• _PROBLEM STATEMENT_:
All the data below goes into the copy word for word, but the pictures don't.

• _DATA LINES_:
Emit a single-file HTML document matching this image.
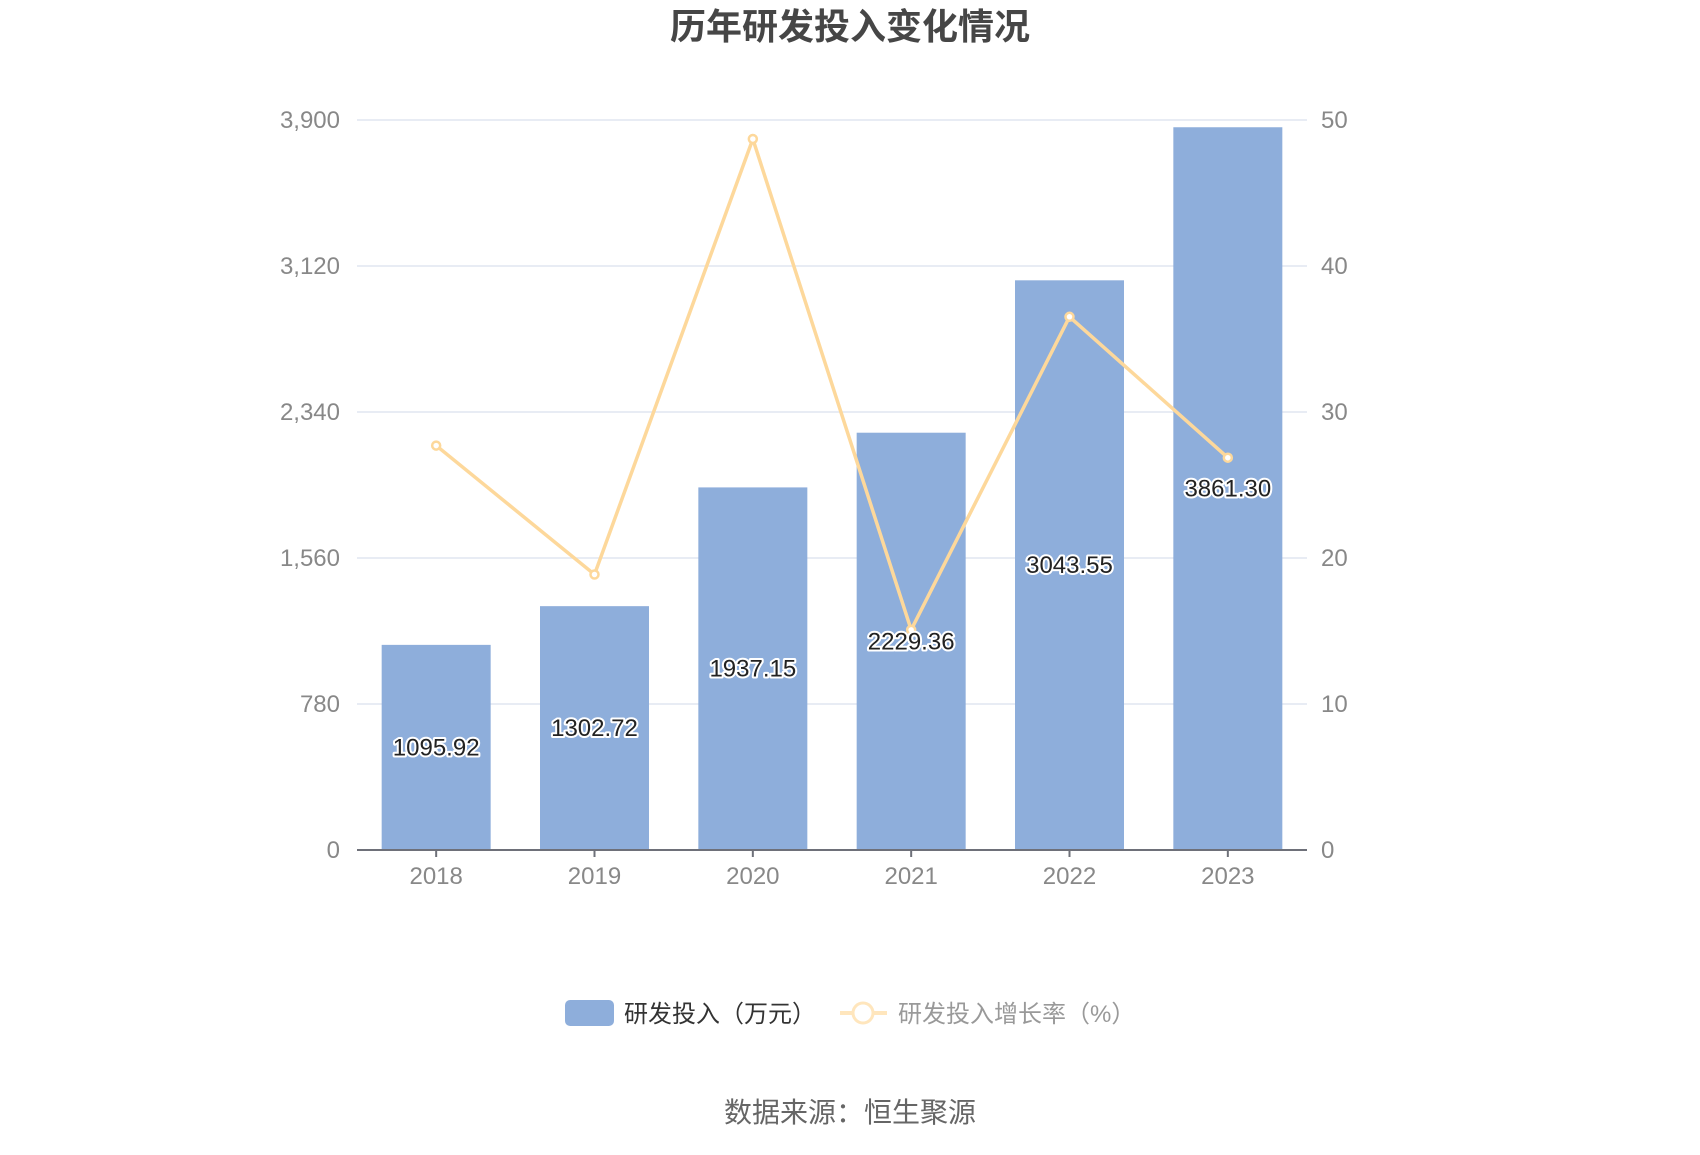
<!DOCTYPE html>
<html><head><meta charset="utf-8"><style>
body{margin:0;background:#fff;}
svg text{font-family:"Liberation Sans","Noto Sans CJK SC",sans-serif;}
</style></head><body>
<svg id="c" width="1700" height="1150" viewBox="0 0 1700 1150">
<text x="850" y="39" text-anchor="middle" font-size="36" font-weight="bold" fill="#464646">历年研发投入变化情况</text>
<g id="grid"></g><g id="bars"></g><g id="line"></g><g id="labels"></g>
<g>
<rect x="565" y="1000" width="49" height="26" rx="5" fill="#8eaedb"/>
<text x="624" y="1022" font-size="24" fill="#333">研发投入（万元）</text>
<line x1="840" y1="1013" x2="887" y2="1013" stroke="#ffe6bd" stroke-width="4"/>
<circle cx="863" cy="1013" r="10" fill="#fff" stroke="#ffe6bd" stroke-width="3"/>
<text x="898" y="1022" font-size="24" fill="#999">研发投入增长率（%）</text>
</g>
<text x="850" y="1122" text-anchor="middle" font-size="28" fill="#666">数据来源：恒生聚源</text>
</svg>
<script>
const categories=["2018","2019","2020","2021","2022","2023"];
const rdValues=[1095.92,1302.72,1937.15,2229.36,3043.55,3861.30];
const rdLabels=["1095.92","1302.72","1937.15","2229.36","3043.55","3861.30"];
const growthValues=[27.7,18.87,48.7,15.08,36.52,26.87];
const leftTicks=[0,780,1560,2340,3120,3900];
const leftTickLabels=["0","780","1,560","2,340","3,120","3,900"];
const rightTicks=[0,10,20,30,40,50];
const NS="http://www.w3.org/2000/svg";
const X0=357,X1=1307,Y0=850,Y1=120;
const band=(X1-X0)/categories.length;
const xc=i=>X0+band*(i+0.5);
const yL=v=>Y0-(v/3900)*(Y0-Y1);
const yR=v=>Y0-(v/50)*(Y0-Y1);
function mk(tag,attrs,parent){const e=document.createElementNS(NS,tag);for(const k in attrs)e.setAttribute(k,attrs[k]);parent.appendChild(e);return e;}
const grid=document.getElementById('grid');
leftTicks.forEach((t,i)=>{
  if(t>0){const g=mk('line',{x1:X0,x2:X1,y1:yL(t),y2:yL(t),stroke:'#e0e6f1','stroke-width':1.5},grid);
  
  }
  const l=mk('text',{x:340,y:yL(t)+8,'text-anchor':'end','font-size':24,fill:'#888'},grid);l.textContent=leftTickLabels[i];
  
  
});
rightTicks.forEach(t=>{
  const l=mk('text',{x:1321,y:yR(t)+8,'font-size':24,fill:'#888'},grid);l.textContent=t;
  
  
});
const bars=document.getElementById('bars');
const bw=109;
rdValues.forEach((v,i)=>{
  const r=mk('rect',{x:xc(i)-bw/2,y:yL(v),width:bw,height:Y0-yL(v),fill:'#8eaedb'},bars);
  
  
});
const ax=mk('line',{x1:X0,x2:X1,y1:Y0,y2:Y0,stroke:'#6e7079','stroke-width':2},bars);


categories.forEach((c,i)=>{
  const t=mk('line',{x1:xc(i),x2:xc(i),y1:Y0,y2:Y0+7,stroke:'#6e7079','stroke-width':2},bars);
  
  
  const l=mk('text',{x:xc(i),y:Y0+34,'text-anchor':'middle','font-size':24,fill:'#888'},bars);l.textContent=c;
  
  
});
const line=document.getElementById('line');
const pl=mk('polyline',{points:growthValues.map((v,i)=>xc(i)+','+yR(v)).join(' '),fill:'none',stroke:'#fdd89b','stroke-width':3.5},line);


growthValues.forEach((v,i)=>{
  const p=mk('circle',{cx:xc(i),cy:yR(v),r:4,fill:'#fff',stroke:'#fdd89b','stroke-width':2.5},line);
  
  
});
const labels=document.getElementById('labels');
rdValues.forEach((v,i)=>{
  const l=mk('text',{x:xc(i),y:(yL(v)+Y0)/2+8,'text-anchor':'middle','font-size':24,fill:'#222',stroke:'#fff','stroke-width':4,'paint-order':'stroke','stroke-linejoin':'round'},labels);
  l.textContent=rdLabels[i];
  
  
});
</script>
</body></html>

• _OUTPUT_:
Emit a single-file HTML document matching this image.
<!DOCTYPE html>
<html><head><meta charset="utf-8"><style>
body{margin:0;background:#fff;}
svg text{font-family:"Liberation Sans","Noto Sans CJK SC",sans-serif;}
</style></head><body>
<svg id="c" width="1700" height="1150" viewBox="0 0 1700 1150">
<text x="850" y="39" text-anchor="middle" font-size="36" font-weight="bold" fill="#464646">历年研发投入变化情况</text>
<g id="grid"></g><g id="bars"></g><g id="line"></g><g id="labels"></g>
<g>
<rect x="565" y="1000" width="49" height="26" rx="5" fill="#8eaedb"/>
<text x="624" y="1022" font-size="24" fill="#333">研发投入（万元）</text>
<line x1="840" y1="1013" x2="887" y2="1013" stroke="#ffe6bd" stroke-width="4"/>
<circle cx="863" cy="1013" r="10" fill="#fff" stroke="#ffe6bd" stroke-width="3"/>
<text x="898" y="1022" font-size="24" fill="#999">研发投入增长率（%）</text>
</g>
<text x="850" y="1122" text-anchor="middle" font-size="28" fill="#666">数据来源：恒生聚源</text>
</svg>
<script>
const categories=["2018","2019","2020","2021","2022","2023"];
const rdValues=[1095.92,1302.72,1937.15,2229.36,3043.55,3861.30];
const rdLabels=["1095.92","1302.72","1937.15","2229.36","3043.55","3861.30"];
const growthValues=[27.7,18.87,48.7,15.08,36.52,26.87];
const leftTicks=[0,780,1560,2340,3120,3900];
const leftTickLabels=["0","780","1,560","2,340","3,120","3,900"];
const rightTicks=[0,10,20,30,40,50];
const NS="http://www.w3.org/2000/svg";
const X0=357,X1=1307,Y0=850,Y1=120;
const band=(X1-X0)/categories.length;
const xc=i=>X0+band*(i+0.5);
const yL=v=>Y0-(v/3900)*(Y0-Y1);
const yR=v=>Y0-(v/50)*(Y0-Y1);
function mk(tag,attrs,parent){const e=document.createElementNS(NS,tag);for(const k in attrs)e.setAttribute(k,attrs[k]);parent.appendChild(e);return e;}
const grid=document.getElementById('grid');
leftTicks.forEach((t,i)=>{
  if(t>0){const g=mk('line',{x1:X0,x2:X1,y1:yL(t),y2:yL(t),stroke:'#e0e6f1','stroke-width':1.5},grid);
  
  }
  const l=mk('text',{x:340,y:yL(t)+8,'text-anchor':'end','font-size':24,fill:'#888'},grid);l.textContent=leftTickLabels[i];
  
  
});
rightTicks.forEach(t=>{
  const l=mk('text',{x:1321,y:yR(t)+8,'font-size':24,fill:'#888'},grid);l.textContent=t;
  
  
});
const bars=document.getElementById('bars');
const bw=109;
rdValues.forEach((v,i)=>{
  const r=mk('rect',{x:xc(i)-bw/2,y:yL(v),width:bw,height:Y0-yL(v),fill:'#8eaedb'},bars);
  
  
});
const ax=mk('line',{x1:X0,x2:X1,y1:Y0,y2:Y0,stroke:'#6e7079','stroke-width':2},bars);


categories.forEach((c,i)=>{
  const t=mk('line',{x1:xc(i),x2:xc(i),y1:Y0,y2:Y0+7,stroke:'#6e7079','stroke-width':2},bars);
  
  
  const l=mk('text',{x:xc(i),y:Y0+34,'text-anchor':'middle','font-size':24,fill:'#888'},bars);l.textContent=c;
  
  
});
const line=document.getElementById('line');
const pl=mk('polyline',{points:growthValues.map((v,i)=>xc(i)+','+yR(v)).join(' '),fill:'none',stroke:'#fdd89b','stroke-width':3.5},line);


growthValues.forEach((v,i)=>{
  const p=mk('circle',{cx:xc(i),cy:yR(v),r:4,fill:'#fff',stroke:'#fdd89b','stroke-width':2.5},line);
  
  
});
const labels=document.getElementById('labels');
rdValues.forEach((v,i)=>{
  const l=mk('text',{x:xc(i),y:(yL(v)+Y0)/2+8,'text-anchor':'middle','font-size':24,fill:'#222',stroke:'#fff','stroke-width':4,'paint-order':'stroke','stroke-linejoin':'round'},labels);
  l.textContent=rdLabels[i];
  
  
});
</script>
</body></html>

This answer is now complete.